* Directions for this task:
Write out each line exactly as given. Leave the pictures out of your copy.

* Supplied data:
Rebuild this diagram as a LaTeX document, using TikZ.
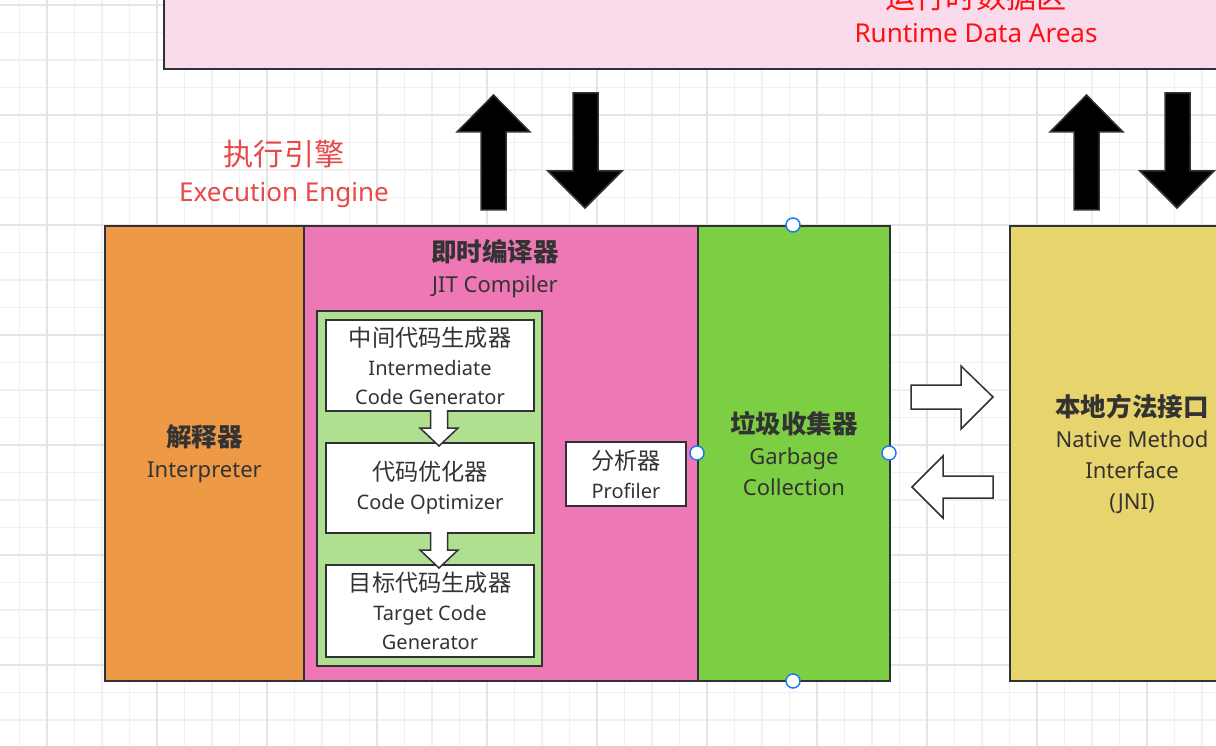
\documentclass[tikz,border=0pt]{standalone}
\usepackage{fontspec}
\setmainfont{Noto Sans}
\newfontfamily\cjk[Scale=1.16]{Noto Sans CJK SC}
\definecolor{edge}{HTML}{2E3238}
\definecolor{txt}{HTML}{333333}
\definecolor{gridminor}{HTML}{F0F0F0}
\definecolor{gridmajor}{HTML}{E4E4E4}
\definecolor{pinkbg}{HTML}{F9DBEB}
\definecolor{orangeF}{HTML}{ED9945}
\definecolor{pinkF}{HTML}{EE77B5}
\definecolor{greenF}{HTML}{7CCF42}
\definecolor{yellowF}{HTML}{E8D46C}
\definecolor{lightgreen}{HTML}{B0E08F}
\definecolor{redA}{HTML}{FF1010}
\definecolor{redB}{HTML}{E64A4A}
\definecolor{handle}{HTML}{1A7CF0}
\begin{document}
\begin{tikzpicture}[x=1pt,y=-1pt,
  box/.style={draw=edge, line width=2pt, anchor=north west, inner sep=0pt, align=center, text=txt},
  big/.style={font=\fontsize{22}{31}\selectfont},
  small/.style={font=\fontsize{20}{29}\selectfont},
  blockarrow/.style={draw=edge, line width=1.5pt, line join=miter},
  handlec/.style={circle, draw=handle, fill=white, line width=1.5pt, minimum size=14pt, inner sep=0pt}
]
\useasboundingbox (0,0) rectangle (1216,746);
\clip (0,0) rectangle (1216,746);
\fill[white] (0,0) rectangle (1216,746);
% grid
\foreach \i in {0,...,44} \draw[gridminor, line width=1.2pt] ({19.5+27.5*\i},0) -- ({19.5+27.5*\i},746);
\foreach \i in {0,...,27} \draw[gridminor, line width=1.2pt] (0,{5+27.5*\i}) -- (1216,{5+27.5*\i});
\foreach \i in {0,...,11} \draw[gridmajor, line width=1.4pt] ({47+110*\i},0) -- ({47+110*\i},746);
\foreach \i in {0,...,7} \draw[gridmajor, line width=1.4pt] (0,{5+110*\i}) -- (1216,{5+110*\i});

% runtime data areas
\node[box, fill=pinkbg, minimum width=1626pt, minimum height=107pt] (rda) at (163,-39) {};
\node[text=redA, align=center, font=\fontsize{26}{34}\selectfont] (rdal) at (976,13) {{\cjk 运行时数据区}\\Runtime Data Areas};

% execution engine label
\node[text=redB, align=center, font=\fontsize{26}{36}\selectfont] (eel) at (284,174) {{\cjk 执行引擎}\\Execution Engine};

% main boxes
\node[box, big, fill=orangeF, minimum width=199pt, minimum height=455pt] (interp) at (104,225) {{\cjk\bfseries 解释器}\\Interpreter};
\node[box, fill=pinkF, minimum width=394pt, minimum height=455pt] (jit) at (303,225) {};
\node[big, text=txt, align=center] (jitl) at (495,269) {{\cjk\bfseries 即时编译器}\\JIT Compiler};
\node[box, big, fill=greenF, minimum width=192pt, minimum height=455pt] (gc) at (697,225) {{\cjk\bfseries 垃圾收集器}\\Garbage\\Collection};
\node[box, big, fill=yellowF, minimum width=244pt, minimum height=455pt] (jni) at (1009,225) {{\cjk\bfseries 本地方法接口}\\Native Method\\Interface\\(JNI)};

% inner pipeline
\node[box, fill=lightgreen, minimum width=225pt, minimum height=355pt] (pipe) at (316,310) {};
\node[box, small, fill=white, minimum width=208pt, minimum height=91pt] (icg) at (325,319) {{\cjk 中间代码生成器}\\Intermediate\\Code Generator};
\node[box, small, fill=white, minimum width=208pt, minimum height=90pt] (opt) at (325,442) {{\cjk 代码优化器}\\Code Optimizer};
\node[box, small, fill=white, minimum width=208pt, minimum height=92pt] (tcg) at (325,564) {{\cjk 目标代码生成器}\\Target Code\\Generator};
\node[box, small, fill=white, minimum width=120pt, minimum height=64pt] (prof) at (565,441) {{\cjk 分析器}\\Profiler};

% small white arrows
\draw[blockarrow, fill=white] (430.5,410) -- (430.5,428) -- (420,428) -- (439,446) -- (458,428) -- (447.5,428) -- (447.5,410);
\draw[blockarrow, fill=white] (430.5,532) -- (430.5,550) -- (420,550) -- (439,568) -- (458,550) -- (447.5,550) -- (447.5,532);

% big black arrows
\draw[blockarrow, fill=black] (481,210) -- (481,132) -- (457,132) -- (493.5,95) -- (530,132) -- (506,132) -- (506,210) -- cycle;
\draw[blockarrow, fill=black] (573,93) -- (598,93) -- (598,171) -- (622,171) -- (585,208) -- (548,171) -- (573,171) -- cycle;
\draw[blockarrow, fill=black] (1074,210) -- (1074,132) -- (1050,132) -- (1086.5,95) -- (1123,132) -- (1099,132) -- (1099,210) -- cycle;
\draw[blockarrow, fill=black] (1165,93) -- (1190,93) -- (1190,171) -- (1214,171) -- (1177,208) -- (1140,171) -- (1165,171) -- cycle;

% outlined horizontal arrows
\draw[blockarrow, fill=white] (911,385) -- (961,385) -- (961,366) -- (993,397) -- (961,429) -- (961,409) -- (911,409) -- cycle;
\draw[blockarrow, fill=white] (993,476) -- (943,476) -- (943,456) -- (912,487) -- (943,518) -- (943,498) -- (993,498) -- cycle;

% selection handles
\node[handlec] (h1) at (793,225) {};
\node[handlec] (h2) at (697,453) {};
\node[handlec] (h3) at (889,453) {};
\node[handlec] (h4) at (793,681) {};
\end{tikzpicture}
\end{document}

* Expected answer:
Rebuild this diagram as a LaTeX document, using TikZ.
\documentclass[tikz,border=0pt]{standalone}
\usepackage{fontspec}
\setmainfont{Noto Sans}
\newfontfamily\cjk[Scale=1.16]{Noto Sans CJK SC}
\definecolor{edge}{HTML}{2E3238}
\definecolor{txt}{HTML}{333333}
\definecolor{gridminor}{HTML}{F0F0F0}
\definecolor{gridmajor}{HTML}{E4E4E4}
\definecolor{pinkbg}{HTML}{F9DBEB}
\definecolor{orangeF}{HTML}{ED9945}
\definecolor{pinkF}{HTML}{EE77B5}
\definecolor{greenF}{HTML}{7CCF42}
\definecolor{yellowF}{HTML}{E8D46C}
\definecolor{lightgreen}{HTML}{B0E08F}
\definecolor{redA}{HTML}{FF1010}
\definecolor{redB}{HTML}{E64A4A}
\definecolor{handle}{HTML}{1A7CF0}
\begin{document}
\begin{tikzpicture}[x=1pt,y=-1pt,
  box/.style={draw=edge, line width=2pt, anchor=north west, inner sep=0pt, align=center, text=txt},
  big/.style={font=\fontsize{22}{31}\selectfont},
  small/.style={font=\fontsize{20}{29}\selectfont},
  blockarrow/.style={draw=edge, line width=1.5pt, line join=miter},
  handlec/.style={circle, draw=handle, fill=white, line width=1.5pt, minimum size=14pt, inner sep=0pt}
]
\useasboundingbox (0,0) rectangle (1216,746);
\clip (0,0) rectangle (1216,746);
\fill[white] (0,0) rectangle (1216,746);
% grid
\foreach \i in {0,...,44} \draw[gridminor, line width=1.2pt] ({19.5+27.5*\i},0) -- ({19.5+27.5*\i},746);
\foreach \i in {0,...,27} \draw[gridminor, line width=1.2pt] (0,{5+27.5*\i}) -- (1216,{5+27.5*\i});
\foreach \i in {0,...,11} \draw[gridmajor, line width=1.4pt] ({47+110*\i},0) -- ({47+110*\i},746);
\foreach \i in {0,...,7} \draw[gridmajor, line width=1.4pt] (0,{5+110*\i}) -- (1216,{5+110*\i});

% runtime data areas
\node[box, fill=pinkbg, minimum width=1626pt, minimum height=107pt] (rda) at (163,-39) {};
\node[text=redA, align=center, font=\fontsize{26}{34}\selectfont] (rdal) at (976,13) {{\cjk 运行时数据区}\\Runtime Data Areas};

% execution engine label
\node[text=redB, align=center, font=\fontsize{26}{36}\selectfont] (eel) at (284,174) {{\cjk 执行引擎}\\Execution Engine};

% main boxes
\node[box, big, fill=orangeF, minimum width=199pt, minimum height=455pt] (interp) at (104,225) {{\cjk\bfseries 解释器}\\Interpreter};
\node[box, fill=pinkF, minimum width=394pt, minimum height=455pt] (jit) at (303,225) {};
\node[big, text=txt, align=center] (jitl) at (495,269) {{\cjk\bfseries 即时编译器}\\JIT Compiler};
\node[box, big, fill=greenF, minimum width=192pt, minimum height=455pt] (gc) at (697,225) {{\cjk\bfseries 垃圾收集器}\\Garbage\\Collection};
\node[box, big, fill=yellowF, minimum width=244pt, minimum height=455pt] (jni) at (1009,225) {{\cjk\bfseries 本地方法接口}\\Native Method\\Interface\\(JNI)};

% inner pipeline
\node[box, fill=lightgreen, minimum width=225pt, minimum height=355pt] (pipe) at (316,310) {};
\node[box, small, fill=white, minimum width=208pt, minimum height=91pt] (icg) at (325,319) {{\cjk 中间代码生成器}\\Intermediate\\Code Generator};
\node[box, small, fill=white, minimum width=208pt, minimum height=90pt] (opt) at (325,442) {{\cjk 代码优化器}\\Code Optimizer};
\node[box, small, fill=white, minimum width=208pt, minimum height=92pt] (tcg) at (325,564) {{\cjk 目标代码生成器}\\Target Code\\Generator};
\node[box, small, fill=white, minimum width=120pt, minimum height=64pt] (prof) at (565,441) {{\cjk 分析器}\\Profiler};

% small white arrows
\draw[blockarrow, fill=white] (430.5,410) -- (430.5,428) -- (420,428) -- (439,446) -- (458,428) -- (447.5,428) -- (447.5,410);
\draw[blockarrow, fill=white] (430.5,532) -- (430.5,550) -- (420,550) -- (439,568) -- (458,550) -- (447.5,550) -- (447.5,532);

% big black arrows
\draw[blockarrow, fill=black] (481,210) -- (481,132) -- (457,132) -- (493.5,95) -- (530,132) -- (506,132) -- (506,210) -- cycle;
\draw[blockarrow, fill=black] (573,93) -- (598,93) -- (598,171) -- (622,171) -- (585,208) -- (548,171) -- (573,171) -- cycle;
\draw[blockarrow, fill=black] (1074,210) -- (1074,132) -- (1050,132) -- (1086.5,95) -- (1123,132) -- (1099,132) -- (1099,210) -- cycle;
\draw[blockarrow, fill=black] (1165,93) -- (1190,93) -- (1190,171) -- (1214,171) -- (1177,208) -- (1140,171) -- (1165,171) -- cycle;

% outlined horizontal arrows
\draw[blockarrow, fill=white] (911,385) -- (961,385) -- (961,366) -- (993,397) -- (961,429) -- (961,409) -- (911,409) -- cycle;
\draw[blockarrow, fill=white] (993,476) -- (943,476) -- (943,456) -- (912,487) -- (943,518) -- (943,498) -- (993,498) -- cycle;

% selection handles
\node[handlec] (h1) at (793,225) {};
\node[handlec] (h2) at (697,453) {};
\node[handlec] (h3) at (889,453) {};
\node[handlec] (h4) at (793,681) {};
\end{tikzpicture}
\end{document}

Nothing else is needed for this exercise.